• **Your goal**: Quote, verbatim, all material below, without pictures.

--------------------------------------------------

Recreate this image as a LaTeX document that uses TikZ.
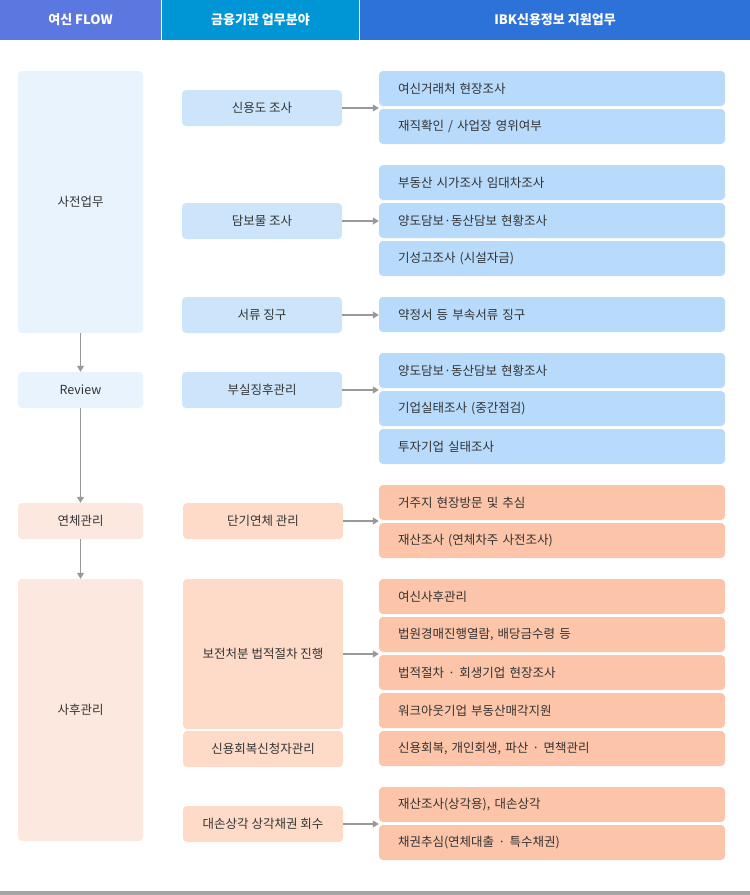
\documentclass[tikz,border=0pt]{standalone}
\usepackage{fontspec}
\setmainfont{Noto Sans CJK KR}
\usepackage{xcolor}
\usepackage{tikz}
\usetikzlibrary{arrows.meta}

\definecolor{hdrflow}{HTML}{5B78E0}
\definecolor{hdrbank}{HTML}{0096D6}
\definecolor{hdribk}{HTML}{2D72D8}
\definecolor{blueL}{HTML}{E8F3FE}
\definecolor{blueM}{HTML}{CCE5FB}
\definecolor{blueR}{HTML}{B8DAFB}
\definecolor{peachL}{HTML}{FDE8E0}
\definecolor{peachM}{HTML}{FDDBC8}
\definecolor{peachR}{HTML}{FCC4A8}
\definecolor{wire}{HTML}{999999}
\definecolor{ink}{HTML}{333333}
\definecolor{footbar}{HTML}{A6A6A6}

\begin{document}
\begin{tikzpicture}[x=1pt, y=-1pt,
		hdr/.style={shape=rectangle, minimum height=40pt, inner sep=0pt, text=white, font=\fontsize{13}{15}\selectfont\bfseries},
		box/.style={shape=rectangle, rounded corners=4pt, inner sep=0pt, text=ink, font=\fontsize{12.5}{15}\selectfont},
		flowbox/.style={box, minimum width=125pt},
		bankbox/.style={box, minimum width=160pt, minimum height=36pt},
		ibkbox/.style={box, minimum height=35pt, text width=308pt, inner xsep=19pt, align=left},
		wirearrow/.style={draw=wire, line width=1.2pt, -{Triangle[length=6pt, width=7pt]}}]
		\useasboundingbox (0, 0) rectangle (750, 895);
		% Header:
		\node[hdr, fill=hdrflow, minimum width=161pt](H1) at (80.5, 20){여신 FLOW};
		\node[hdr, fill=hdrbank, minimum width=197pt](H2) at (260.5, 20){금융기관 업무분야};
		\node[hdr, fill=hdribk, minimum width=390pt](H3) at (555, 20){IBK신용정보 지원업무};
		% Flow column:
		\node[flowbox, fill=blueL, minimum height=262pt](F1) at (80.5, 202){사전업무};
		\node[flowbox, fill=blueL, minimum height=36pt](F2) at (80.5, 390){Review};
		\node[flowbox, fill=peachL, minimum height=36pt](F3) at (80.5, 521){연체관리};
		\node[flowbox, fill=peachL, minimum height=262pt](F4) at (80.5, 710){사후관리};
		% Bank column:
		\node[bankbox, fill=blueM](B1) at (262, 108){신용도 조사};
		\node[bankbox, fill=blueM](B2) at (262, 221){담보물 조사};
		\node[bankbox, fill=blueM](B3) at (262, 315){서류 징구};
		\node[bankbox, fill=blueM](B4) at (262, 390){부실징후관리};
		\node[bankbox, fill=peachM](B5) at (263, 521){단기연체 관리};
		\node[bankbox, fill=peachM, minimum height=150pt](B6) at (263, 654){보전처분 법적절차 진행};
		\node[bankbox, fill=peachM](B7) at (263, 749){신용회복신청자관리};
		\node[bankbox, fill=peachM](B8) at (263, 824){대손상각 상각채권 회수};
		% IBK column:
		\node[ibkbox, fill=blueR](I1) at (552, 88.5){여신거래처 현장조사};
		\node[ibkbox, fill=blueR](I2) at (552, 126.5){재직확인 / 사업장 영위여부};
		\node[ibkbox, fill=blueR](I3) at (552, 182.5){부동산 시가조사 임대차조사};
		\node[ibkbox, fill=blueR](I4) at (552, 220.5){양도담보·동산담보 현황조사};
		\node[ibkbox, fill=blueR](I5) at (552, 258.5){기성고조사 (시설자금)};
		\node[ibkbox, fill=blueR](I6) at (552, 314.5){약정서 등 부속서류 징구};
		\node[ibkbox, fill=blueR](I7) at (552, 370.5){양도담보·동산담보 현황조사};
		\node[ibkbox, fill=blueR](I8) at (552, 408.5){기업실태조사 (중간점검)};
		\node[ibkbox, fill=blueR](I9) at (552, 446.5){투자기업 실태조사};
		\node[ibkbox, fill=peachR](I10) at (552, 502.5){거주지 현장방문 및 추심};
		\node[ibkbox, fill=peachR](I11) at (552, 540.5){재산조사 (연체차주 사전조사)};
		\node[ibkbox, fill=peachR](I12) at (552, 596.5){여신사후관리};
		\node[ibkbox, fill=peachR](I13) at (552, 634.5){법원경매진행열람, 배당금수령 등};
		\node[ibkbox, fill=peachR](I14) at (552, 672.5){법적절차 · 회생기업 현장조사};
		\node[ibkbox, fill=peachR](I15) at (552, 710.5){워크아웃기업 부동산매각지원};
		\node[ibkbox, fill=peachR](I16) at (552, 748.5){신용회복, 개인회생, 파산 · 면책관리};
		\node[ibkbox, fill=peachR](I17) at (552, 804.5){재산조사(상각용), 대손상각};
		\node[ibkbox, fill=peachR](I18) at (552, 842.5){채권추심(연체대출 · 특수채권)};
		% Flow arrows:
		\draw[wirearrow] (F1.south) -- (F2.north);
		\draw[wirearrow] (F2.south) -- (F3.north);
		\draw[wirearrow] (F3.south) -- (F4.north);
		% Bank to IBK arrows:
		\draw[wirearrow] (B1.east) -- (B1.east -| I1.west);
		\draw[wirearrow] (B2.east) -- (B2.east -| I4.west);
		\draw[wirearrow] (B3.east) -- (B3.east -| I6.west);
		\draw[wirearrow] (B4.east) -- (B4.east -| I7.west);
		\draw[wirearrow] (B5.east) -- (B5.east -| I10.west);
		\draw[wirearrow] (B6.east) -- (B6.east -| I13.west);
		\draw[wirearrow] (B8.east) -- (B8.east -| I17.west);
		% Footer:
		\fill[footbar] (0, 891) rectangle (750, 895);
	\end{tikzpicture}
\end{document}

--------------------------------------------------

• **Written response**:
Recreate this image as a LaTeX document that uses TikZ.
\documentclass[tikz,border=0pt]{standalone}
\usepackage{fontspec}
\setmainfont{Noto Sans CJK KR}
\usepackage{xcolor}
\usepackage{tikz}
\usetikzlibrary{arrows.meta}

\definecolor{hdrflow}{HTML}{5B78E0}
\definecolor{hdrbank}{HTML}{0096D6}
\definecolor{hdribk}{HTML}{2D72D8}
\definecolor{blueL}{HTML}{E8F3FE}
\definecolor{blueM}{HTML}{CCE5FB}
\definecolor{blueR}{HTML}{B8DAFB}
\definecolor{peachL}{HTML}{FDE8E0}
\definecolor{peachM}{HTML}{FDDBC8}
\definecolor{peachR}{HTML}{FCC4A8}
\definecolor{wire}{HTML}{999999}
\definecolor{ink}{HTML}{333333}
\definecolor{footbar}{HTML}{A6A6A6}

\begin{document}
\begin{tikzpicture}[x=1pt, y=-1pt,
		hdr/.style={shape=rectangle, minimum height=40pt, inner sep=0pt, text=white, font=\fontsize{13}{15}\selectfont\bfseries},
		box/.style={shape=rectangle, rounded corners=4pt, inner sep=0pt, text=ink, font=\fontsize{12.5}{15}\selectfont},
		flowbox/.style={box, minimum width=125pt},
		bankbox/.style={box, minimum width=160pt, minimum height=36pt},
		ibkbox/.style={box, minimum height=35pt, text width=308pt, inner xsep=19pt, align=left},
		wirearrow/.style={draw=wire, line width=1.2pt, -{Triangle[length=6pt, width=7pt]}}]
		\useasboundingbox (0, 0) rectangle (750, 895);
		% Header:
		\node[hdr, fill=hdrflow, minimum width=161pt](H1) at (80.5, 20){여신 FLOW};
		\node[hdr, fill=hdrbank, minimum width=197pt](H2) at (260.5, 20){금융기관 업무분야};
		\node[hdr, fill=hdribk, minimum width=390pt](H3) at (555, 20){IBK신용정보 지원업무};
		% Flow column:
		\node[flowbox, fill=blueL, minimum height=262pt](F1) at (80.5, 202){사전업무};
		\node[flowbox, fill=blueL, minimum height=36pt](F2) at (80.5, 390){Review};
		\node[flowbox, fill=peachL, minimum height=36pt](F3) at (80.5, 521){연체관리};
		\node[flowbox, fill=peachL, minimum height=262pt](F4) at (80.5, 710){사후관리};
		% Bank column:
		\node[bankbox, fill=blueM](B1) at (262, 108){신용도 조사};
		\node[bankbox, fill=blueM](B2) at (262, 221){담보물 조사};
		\node[bankbox, fill=blueM](B3) at (262, 315){서류 징구};
		\node[bankbox, fill=blueM](B4) at (262, 390){부실징후관리};
		\node[bankbox, fill=peachM](B5) at (263, 521){단기연체 관리};
		\node[bankbox, fill=peachM, minimum height=150pt](B6) at (263, 654){보전처분 법적절차 진행};
		\node[bankbox, fill=peachM](B7) at (263, 749){신용회복신청자관리};
		\node[bankbox, fill=peachM](B8) at (263, 824){대손상각 상각채권 회수};
		% IBK column:
		\node[ibkbox, fill=blueR](I1) at (552, 88.5){여신거래처 현장조사};
		\node[ibkbox, fill=blueR](I2) at (552, 126.5){재직확인 / 사업장 영위여부};
		\node[ibkbox, fill=blueR](I3) at (552, 182.5){부동산 시가조사 임대차조사};
		\node[ibkbox, fill=blueR](I4) at (552, 220.5){양도담보·동산담보 현황조사};
		\node[ibkbox, fill=blueR](I5) at (552, 258.5){기성고조사 (시설자금)};
		\node[ibkbox, fill=blueR](I6) at (552, 314.5){약정서 등 부속서류 징구};
		\node[ibkbox, fill=blueR](I7) at (552, 370.5){양도담보·동산담보 현황조사};
		\node[ibkbox, fill=blueR](I8) at (552, 408.5){기업실태조사 (중간점검)};
		\node[ibkbox, fill=blueR](I9) at (552, 446.5){투자기업 실태조사};
		\node[ibkbox, fill=peachR](I10) at (552, 502.5){거주지 현장방문 및 추심};
		\node[ibkbox, fill=peachR](I11) at (552, 540.5){재산조사 (연체차주 사전조사)};
		\node[ibkbox, fill=peachR](I12) at (552, 596.5){여신사후관리};
		\node[ibkbox, fill=peachR](I13) at (552, 634.5){법원경매진행열람, 배당금수령 등};
		\node[ibkbox, fill=peachR](I14) at (552, 672.5){법적절차 · 회생기업 현장조사};
		\node[ibkbox, fill=peachR](I15) at (552, 710.5){워크아웃기업 부동산매각지원};
		\node[ibkbox, fill=peachR](I16) at (552, 748.5){신용회복, 개인회생, 파산 · 면책관리};
		\node[ibkbox, fill=peachR](I17) at (552, 804.5){재산조사(상각용), 대손상각};
		\node[ibkbox, fill=peachR](I18) at (552, 842.5){채권추심(연체대출 · 특수채권)};
		% Flow arrows:
		\draw[wirearrow] (F1.south) -- (F2.north);
		\draw[wirearrow] (F2.south) -- (F3.north);
		\draw[wirearrow] (F3.south) -- (F4.north);
		% Bank to IBK arrows:
		\draw[wirearrow] (B1.east) -- (B1.east -| I1.west);
		\draw[wirearrow] (B2.east) -- (B2.east -| I4.west);
		\draw[wirearrow] (B3.east) -- (B3.east -| I6.west);
		\draw[wirearrow] (B4.east) -- (B4.east -| I7.west);
		\draw[wirearrow] (B5.east) -- (B5.east -| I10.west);
		\draw[wirearrow] (B6.east) -- (B6.east -| I13.west);
		\draw[wirearrow] (B8.east) -- (B8.east -| I17.west);
		% Footer:
		\fill[footbar] (0, 891) rectangle (750, 895);
	\end{tikzpicture}
\end{document}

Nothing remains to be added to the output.